**Data in this exercise**.
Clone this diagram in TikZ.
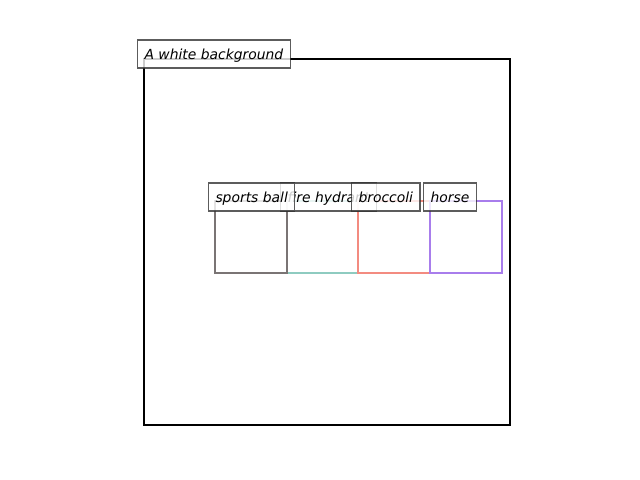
\documentclass[tikz,border=0pt]{standalone}
\usepackage{fontspec}
\setmainfont{DejaVu Sans}
\begin{document}
\begin{tikzpicture}[x=0.72pt,y=-0.72pt,
  bx/.style={line width=2pt},
  lbl/.style={anchor=west,draw=black!80,fill=white,fill opacity=0.8,draw opacity=0.8,text opacity=1,
    line width=0.8pt,inner xsep=5pt,inner ysep=5.1pt,text height=8.6pt,text depth=1.4pt,font=\itshape\fontsize{10}{12}\selectfont}]
\useasboundingbox (0,0) rectangle (640,480);
\draw[bx,black] (144,59) rectangle (510,425);
\coordinate (fh1) at (287,201); \coordinate (fh2) at (358,273);
\draw[bx,color={rgb,255:red,142;green,203;blue,192}] (fh1) rectangle (fh2);
\coordinate (sb1) at (215,201); \coordinate (sb2) at (287,273);
\draw[bx,color={rgb,255:red,122;green,116;blue,116}] (sb1) rectangle (sb2);
\coordinate (br1) at (358,201); \coordinate (br2) at (430,273);
\draw[bx,color={rgb,255:red,243;green,139;blue,128}] (br1) rectangle (br2);
\coordinate (ho1) at (430,201); \coordinate (ho2) at (502,273);
\draw[bx,color={rgb,255:red,168;green,125;blue,236}] (ho1) rectangle (ho2);
\node[lbl] (lbg) at (137,54) {A white background};
\node[lbl] (lfh) at (280,197) {fire hydrant};
\node[lbl] (lsb) at (208,197) {sports ball};
\node[lbl] (lbr) at (351,197) {broccoli};
\node[lbl] (lho) at (423,197) {horse};
\end{tikzpicture}
\end{document}
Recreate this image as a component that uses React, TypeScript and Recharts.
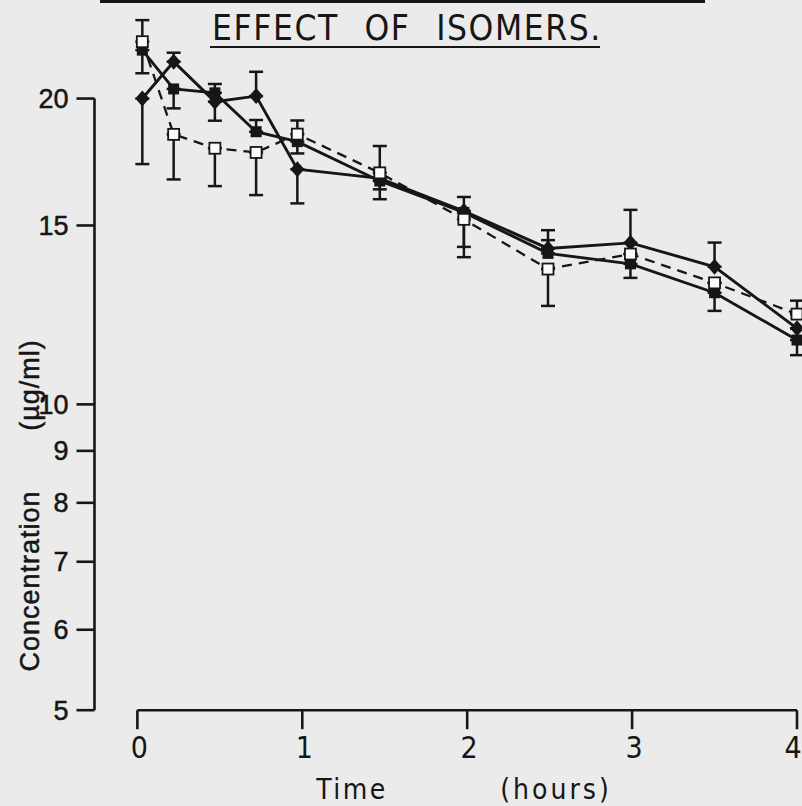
import React from 'react';
import { ComposedChart, Line, XAxis, YAxis, ErrorBar, ReferenceLine, Label } from 'recharts';

// sampling times (hours)
const times = [0.03, 0.22, 0.47, 0.72, 0.97, 1.47, 1.98, 2.49, 2.99, 3.5, 4.0];

// filled diamonds, solid line
const diamondMean = [20.0, 21.74, 19.86, 20.11, 17.04, 16.69, 15.5, 14.24, 14.42, 13.66, 11.88];
const diamondErrLow = [2.76, 0, 0.84, 0, 1.27, 0.77, 0, 0, 0, 0, 0];
const diamondErrHigh = [0, 0.45, 0, 1.14, 0, 0, 0.5, 0.6, 1.12, 0.77, 0];

// filled squares, solid line
const squareMean = [22.32, 20.44, 20.26, 18.55, 18.14, 16.59, 15.45, 14.08, 13.75, 12.88, 11.57];
const squareErrLow = [1.14, 0.88, 0, 0, 0.48, 0.31, 1.16, 0, 0.43, 0.52, 0.39];
const squareErrHigh = [0, 0, 0.41, 0.5, 0, 0, 0, 0.43, 0, 0, 0];

// open squares, dashed line
const openMean = [22.75, 18.44, 17.87, 17.7, 18.45, 16.9, 15.21, 13.59, 14.06, 13.17, 12.27];
const openErrLow = [0, 1.79, 1.47, 1.63, 0, 0, 1.25, 1.09, 0, 0, 0];
const openErrHigh = [1.14, 0, 0, 0, 0.58, 1.06, 0, 0, 0, 0, 0.38];

const yTicks = [5, 6, 7, 8, 9, 10, 15, 20];
const xTicks = [0, 1, 2, 3, 4];

const X_MIN = -0.26;
const INK = '#161616';
const PAPER = '#ebebeb';
const NARROW = '"Liberation Sans Narrow", "DejaVu Sans Condensed", sans-serif';
const SANS = '"Liberation Sans", Arial, sans-serif';

const data = times.map((t, i) => ({
  t,
  diamond: diamondMean[i],
  diamondErr: [diamondErrLow[i], diamondErrHigh[i]],
  square: squareMean[i],
  squareErr: [squareErrLow[i], squareErrHigh[i]],
  open: openMean[i],
  openErr: [openErrLow[i], openErrHigh[i]],
}));

const DiamondDot = (props: any) => {
  const { cx, cy, index } = props;
  if (cx == null || cy == null) return <g key={`d-${index}`} />;
  return (
    <path
      key={`d-${index}`}
      d={`M${cx},${cy - 8} L${cx + 7},${cy} L${cx},${cy + 8} L${cx - 7},${cy} Z`}
      fill={INK}
    />
  );
};

const SquareDot = (props: any) => {
  const { cx, cy, index } = props;
  if (cx == null || cy == null) return <g key={`s-${index}`} />;
  return <rect key={`s-${index}`} x={cx - 5.5} y={cy - 5.5} width={11} height={11} fill={INK} />;
};

const OpenDot = (props: any) => {
  const { cx, cy, index } = props;
  if (cx == null || cy == null) return <g key={`o-${index}`} />;
  return (
    <rect key={`o-${index}`} x={cx - 5.5} y={cy - 5.5} width={11} height={11} fill="#fafafa" stroke={INK} strokeWidth={1.8} />
  );
};

// hour labels; the last one is pulled in so it stays inside the frame
const HourTick = (props: any) => {
  const { x, y, payload } = props;
  const last = payload.value === 4;
  return (
    <text x={last ? x - 4 : x + 2} y={y} dy="0.71em" textAnchor="middle" fill={INK} fontSize={30} fontFamily={NARROW}>
      {payload.value}
    </text>
  );
};

// rotated axis title, two parts with a wide gap between them
const YTitle = (props: any) => {
  const { viewBox } = props;
  const x = viewBox.x - 5;
  return (
    <g fill={INK} stroke={INK} strokeWidth={0.5} fontFamily={SANS} fontSize={27}>
      <text x={x} y={581} textAnchor="middle" dominantBaseline="central" transform={`rotate(-90 ${x} 581)`} letterSpacing={1}>
        Concentration
      </text>
      <text x={x} y={385} textAnchor="middle" dominantBaseline="central" transform={`rotate(-90 ${x} 385)`} letterSpacing={1}>
        (µg/ml)
      </text>
    </g>
  );
};

const XTitle = () => (
  <g fill={INK} fontFamily={NARROW} fontSize={28}>
    <text x={352} y={799} textAnchor="middle" letterSpacing={2.5}>
      Time
    </text>
    <text x={556} y={799} textAnchor="middle" letterSpacing={3}>
      (hours)
    </text>
  </g>
);

export default function App() {
  return (
    <div style={{ position: 'absolute', left: 0, top: 0, width: 802, height: 806, background: PAPER, overflow: 'hidden' }}>
      <ComposedChart width={802} height={806} data={data} margin={{ top: 18.1, right: 5, bottom: 0, left: 34.5 }}>
        <XAxis
          dataKey="t"
          type="number"
          domain={[X_MIN, 4]}
          ticks={xTicks}
          interval={0}
          axisLine={false}
          tickSize={19}
          tickMargin={7}
          height={95.8}
          tickLine={{ stroke: INK, strokeWidth: 2.6 }}
          tick={<HourTick />}
        >
          <Label content={<XTitle />} />
        </XAxis>
        <YAxis
          type="number"
          scale="log"
          domain={[5, 24]}
          ticks={yTicks}
          interval={0}
          width={60}
          axisLine={false}
          tickSize={18}
          tickMargin={8}
          tickLine={{ stroke: INK, strokeWidth: 2.6 }}
          tick={{ fill: INK, stroke: INK, strokeWidth: 0.5, fontSize: 27, fontFamily: SANS }}
        >
          <Label content={<YTitle />} />
        </YAxis>

        {/* axis lines only span the tick range */}
        <ReferenceLine segment={[{ x: X_MIN, y: 5 }, { x: X_MIN, y: 20 }]} stroke={INK} strokeWidth={2.6} ifOverflow="visible" />
        <ReferenceLine segment={[{ x: 0, y: 5 }, { x: 4, y: 5 }]} stroke={INK} strokeWidth={2.6} ifOverflow="visible" />

        <Line dataKey="diamond" type="linear" stroke={INK} strokeWidth={2.9} dot={DiamondDot} isAnimationActive={false}>
          <ErrorBar dataKey="diamondErr" width={7} stroke={INK} strokeWidth={2.5} direction="y" />
        </Line>
        <Line dataKey="square" type="linear" stroke={INK} strokeWidth={2.9} dot={SquareDot} isAnimationActive={false}>
          <ErrorBar dataKey="squareErr" width={7} stroke={INK} strokeWidth={2.5} direction="y" />
        </Line>
        <Line dataKey="open" type="linear" stroke={INK} strokeWidth={2.3} strokeDasharray="10 7" dot={OpenDot} isAnimationActive={false}>
          <ErrorBar dataKey="openErr" width={7} stroke={INK} strokeWidth={2.5} direction="y" />
        </Line>
      </ComposedChart>

      <div style={{ position: 'absolute', left: 100, top: 0, width: 605, height: 3, background: INK }} />
      <div
        style={{
          position: 'absolute',
          left: 210,
          top: 10,
          width: 388,
          borderBottom: `2.5px solid ${INK}`,
          fontFamily: NARROW,
          fontSize: 35,
          lineHeight: '36px',
          letterSpacing: 1.6,
          wordSpacing: 14,
          color: INK,
          whiteSpace: 'nowrap',
          textAlign: 'left',
          paddingLeft: 2,
        }}
      >
        EFFECT OF ISOMERS.
      </div>
    </div>
  );
}
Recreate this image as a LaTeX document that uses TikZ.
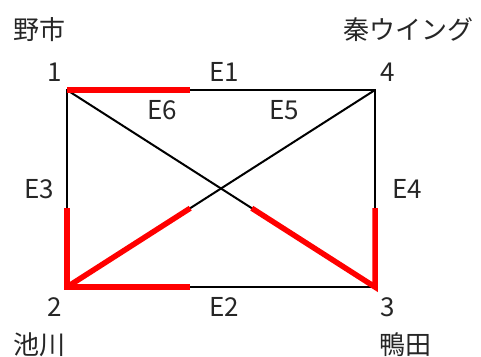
\documentclass[tikz,border=0pt]{standalone}
\usepackage{fontspec}
\setmainfont{Noto Sans CJK JP}
\usetikzlibrary{calc}
\begin{document}
\begin{tikzpicture}[x=1pt,y=-1pt,
  lbl/.style={font=\fontsize{26}{30}\selectfont, inner sep=0pt, text=black!85},
  edge/.style={line width=2pt, black},
  hl/.style={line width=5.5pt, red, line join=miter}]
\useasboundingbox (0,0) rectangle (481,356);
\coordinate (n1) at (67,90);
\coordinate (n4) at (375,90);
\coordinate (n2) at (67,287);
\coordinate (n3) at (375,287);
\draw[edge] (n1) -- (n4) -- (n3) -- (n2) -- cycle;
\draw[edge] (n1) -- (n3);
\draw[edge] (n2) -- (n4);
\draw[hl] (n1) -- ($(n1)!0.4!(n4)$);
\draw[hl] ($(n2)!0.4!(n1)$) -- (n2) -- ($(n2)!0.4!(n3)$);
\draw[hl] (n2) -- ($(n2)!0.4!(n4)$);
\draw[hl] ($(n3)!0.4!(n4)$) -- (n3) -- ($(n3)!0.4!(n1)$);
\node[lbl] (l1) at (55,72) {1};
\node[lbl] (l4) at (388,72) {4};
\node[lbl] (l2) at (55,307) {2};
\node[lbl] (l3) at (388,307) {3};
\node[lbl] (t1) at (39,30) {野市};
\node[lbl] (t4) at (408,30) {秦ウイング};
\node[lbl] (t2) at (39,345) {池川};
\node[lbl] (t3) at (405,345) {鴨田};
\node[lbl] (e1) at (224,72) {E1};
\node[lbl] (e6) at (162,110) {E6};
\node[lbl] (e5) at (284,110) {E5};
\node[lbl] (e3) at (39,189) {E3};
\node[lbl] (e4) at (407,189) {E4};
\node[lbl] (e2) at (224,307) {E2};
\end{tikzpicture}
\end{document}
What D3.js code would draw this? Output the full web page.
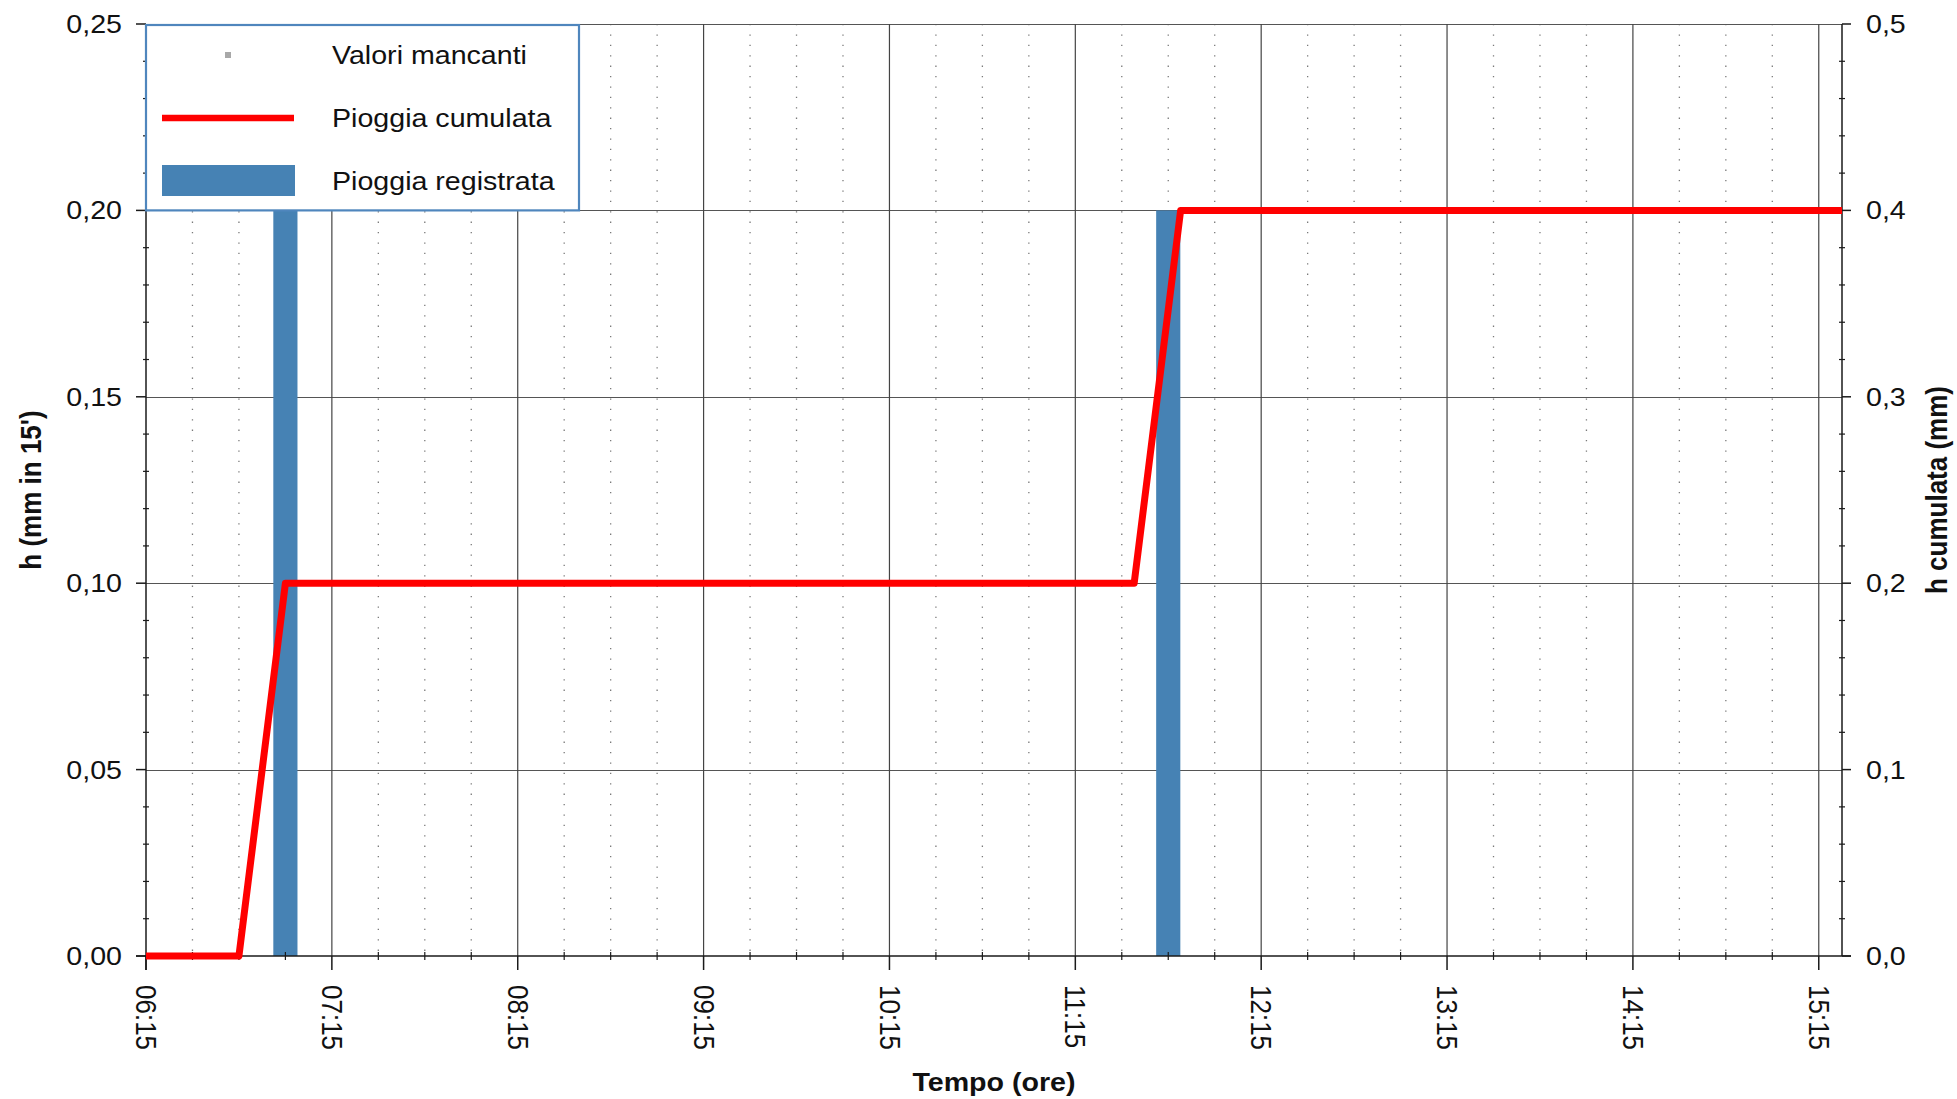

**Task directions**. Return all lines of the material above in which the word "React" occurs.

**Solution**.
Recreate this image as a component that uses React, TypeScript and Recharts.
import React from 'react';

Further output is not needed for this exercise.